Georgian central bank cuts refinancing rate to 8.5%

The administrative office of the NBG. Photo: Nino Alavidze/, 29 Apr 2020 - 13:05, Tbilisi,Georgia

The National Bank of Georgia (NBG) has begun relaxing monetary policy and cut the refinancing rate by 0.50 percentage points to 8.5 per cent, announces the NBG.

The NBG explains that amid the Covid-19 pandemic and the sharp decline in international oil prices, economic uncertainty in the world remains high. In Georgia, the annual inflation rate in March was 6.1 per cent. The NBG predicts that due to temporary factors, inflation will remain high for several months, then gradually decline, and in the first half of 2021 approach the target level.

A sharp decline in external and domestic demand due to pandemic will create a downward pressure on inflation over the course of the year. Given the expected reduction in the demand, there is no need to further maintain such a tightened policy stance”, said the NBG.

Despite the rate cut, monetary policy remains tight, ensuring a return of inflation to the target level in the medium term. The Monetary Policy Committee will exit the tight monetary policy stance gradually and further steps will depend on how quickly inflation expectations recede.

Following the decline in domestic and external demand, Georgia's real economic growth will be around -4 per cent, says the NBG. 

Preliminary data shows that in March exports of goods fell by 22 per cent and revenues from international travellers declined by almost 70 per cent.  

There was also a decrease in remittances (-9%). At the same time, imports declined 13 per cent, indicating a weakening in domestic demand.

The NBG said that delays in production and supply chains affect companies' costs and, consequently, prices. 

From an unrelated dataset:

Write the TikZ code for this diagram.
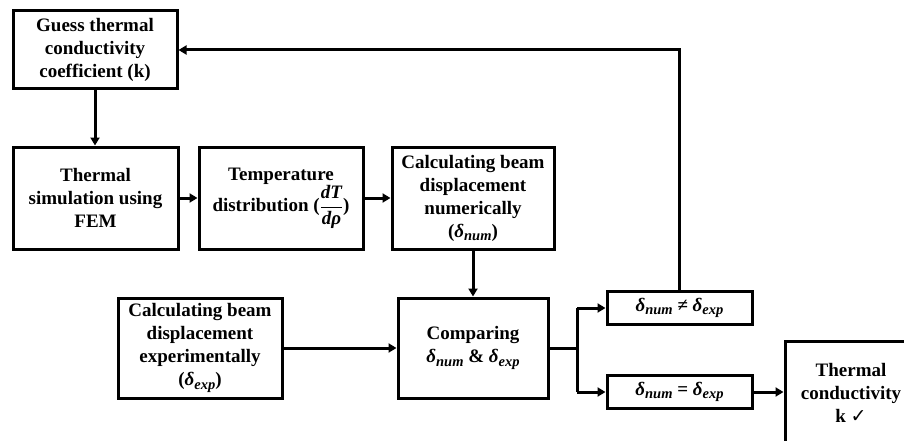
\documentclass[tikz,border=0pt]{standalone}
\usepackage{amsmath}
\usepackage{fontspec}
\setmainfont{Liberation Serif}
\newfontfamily\dejavu{DejaVu Sans}
\usetikzlibrary{arrows.meta}
\newcommand\dsym[1]{\textit{δ}\raisebox{-0.4ex}{\fontsize{14.5}{15}\selectfont\textit{#1}}}
\tikzset{
  box/.style={draw, line width=3pt, align=center, inner sep=2pt,
    font=\fontsize{19}{23}\selectfont\bfseries\boldmath},
  conn/.style={line width=3pt, -{Triangle[length=8pt,width=9pt]}},
  plain/.style={line width=3pt}
}
\begin{document}
\begin{tikzpicture}[x=1pt,y=-1pt]
\useasboundingbox (0,0) rectangle (904,441);
\clip (0,0) rectangle (904,441);
\node[box, minimum width=164pt, minimum height=78pt] (b1) at (95,50) {Guess thermal\\conductivity\\coefficient (k)};
\node[box, minimum width=165pt, minimum height=102pt] (b2) at (95.5,198) {Thermal\\simulation using\\FEM};
\node[box, minimum width=164pt, minimum height=102pt] (b3) at (281,198) {Temperature\\distribution ($\dfrac{\textit{dT}}{\textit{dρ}}$)};
\node[box, minimum width=162pt, minimum height=102pt] (b4) at (473,198) {Calculating beam\\displacement\\numerically\\(\dsym{num})};
\node[box, minimum width=164pt, minimum height=100pt] (exp) at (200,348) {Calculating beam\\displacement\\experimentally\\(\dsym{exp})};
\node[box, minimum width=150pt, minimum height=100pt] (comp) at (473,348) {Comparing\\\dsym{num} \& \dsym{exp}};
\node[box, minimum width=145pt, minimum height=33pt] (ne) at (679.5,308) {\dsym{num} ≠ \dsym{exp}};
\node[box, minimum width=145pt, minimum height=33pt] (eq) at (679.5,392) {\dsym{num} = \dsym{exp}};
\node[box, minimum width=132pt, minimum height=104pt] (tc) at (851,393) {Thermal\\conductivity\\k {\dejavu\mdseries ✓}};
\coordinate (split) at (577,348);
\draw[conn] (b1.south) -- (b1.south |- b2.north);
\draw[conn] (b2.east) -- (b3.west);
\draw[conn] (b3.east) -- (b4.west);
\draw[conn] (comp.north |- b4.south) -- (comp.north);
\draw[conn] (exp.east) -- (comp.west);
\draw[plain] (comp.east) -- (split);
\draw[conn] (split |- ne.west) -- (ne.west);
\draw[conn] (split |- eq.west) -- (eq.west);
\draw[plain] (split |- ne.west) -- (split |- eq.west);
\draw[conn] (eq.east) -- (eq.east -| tc.west);
\draw[conn] (ne.north) -- (ne.north |- b1.east) -- (b1.east);
\end{tikzpicture}
\end{document}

However, assuming that the strict restrictions imposed by the spread of the COVID-19 are only temporary, the latter will only have a temporary effect, hence the monetary policy reaction to this type of shock will be counterproductive. At the same time, the sharp decline of oil prices on international markets are reflected in a gradual decline in gasoline prices in Georgia, exerting a downwards pressure in inflation”, said the NBG.

The NBG said that expected substantial donor support will help mitigate the impact of the shock on economic activity and inflation.

Considering the current level of uncertainty, both credit and liquidity risks have increased, which has been reflected in the growth of market interest rates.

To ensure that liquidity risk does not limit credit to the economy, the NBG introduced additional instruments to provide liquidity, through swap operations for both commercial banks and microfinance organisations.